Bass Baritone Stefano de Peppo | The operatic Diction | Camerata Bardi Vocal Academy


Bass Baritone Stefano de Peppo | The operatic Diction

Bass-Baritone Stefano de Peppo

Stefano de Peppo soon understood what his life was supposed to be about when he started as a boy soprano for the Children Chorus of Teatro alla Scala in Milan.

Years passed since his debut in English in London at Holland Park Theatre, singing Escamillo in Carmen. Since then, he has performed everywhere in a wide variety of characters. He was Figaro and Don Giovanni, Bartolo and Mustafà, Don Magnifico and the Sacristan. He sang in Italy, France, Spain, Israel, Mexico, England and Colombia.

And of course, in the United States. His voice sounded in dozens of theatres across the country. From the east to the west, from the north to the south. What next, then? A new challenge, teaching the values of the Recitar Cantando in the year of a pandemic.

Stefano, with the pandemic, acting online has become part of the "package" of every actress and actor. How was living this change in 2020? And how will it become part of the acting world in the future when we return to normal?

«I think that, with the arrival of this pandemic, we all have been caught by surprise. And in the world of the performative arts, somehow, we had to be exposed to the new habit of being actors online before than others. Everything had to become much smaller because usually, all the feelings that the stage performs express are bigger. Now we have to use this streaming. And our way of communicating what we feel had to become somewhat more contained. This aspect happens even if when the performances take place in an empty theatre or a small room. And I consider it as the main of the challenges that we have as performers.»

Bass Baritone Stefano de Peppo

One of your tasks at the Vocal Academy is to work on Italian diction. What do you recommend to the new generations of Belcanto voices? How can they work on themselves to grasp the importance of operatic diction?

«When we train as singers, we have to focus on many things. First of all, the technique, which allows students to build the vocal instruments. This factor helps them to be able to perform those complicated operas. And then, of course, there are expression and diction. Being an Italian, I am definitely advantaged by this. But I recognize the challenge, you know. When I sing in another language, I face the same troubles that non-Italian singers have when singing in Italian. Of course, I think that trying to listen as much as possible to Italian, on TV or audio of any kind can help, not only how the diction goes, but also how the inflections work. It is something that I always suggest to any students. »
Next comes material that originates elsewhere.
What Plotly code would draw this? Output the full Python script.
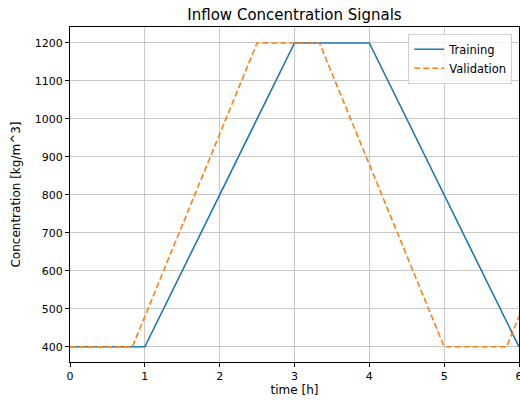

Recitar Cantando is one of the most valuable performing arts activities in the world. Most of it began in Italy. What are the difficulties in keeping this tradition alive? And what teachers like you can advise to those who are beginning their path now?

«Opera was born in Italy about 600 years ago, and the original name of it, we don't have to forget, was Melodramma, a combination of music and drama. In Opera, there is no music without drama. With drama, I mean the dramatic expression of the operas. So, Recitar Cantando, which is the Italian way of saying "Singing while Acting," has to be a must. It is a duty that we have as a performer. You can sing a beautiful line with beautiful purity of tone, but there is no drama if what you miss is the internal drama, that has to be expressed through the right inflections of diction, words, and phrasing. It has to come together. We have to be committed to finding this ability to move the audience through our singing, not only through our voices.»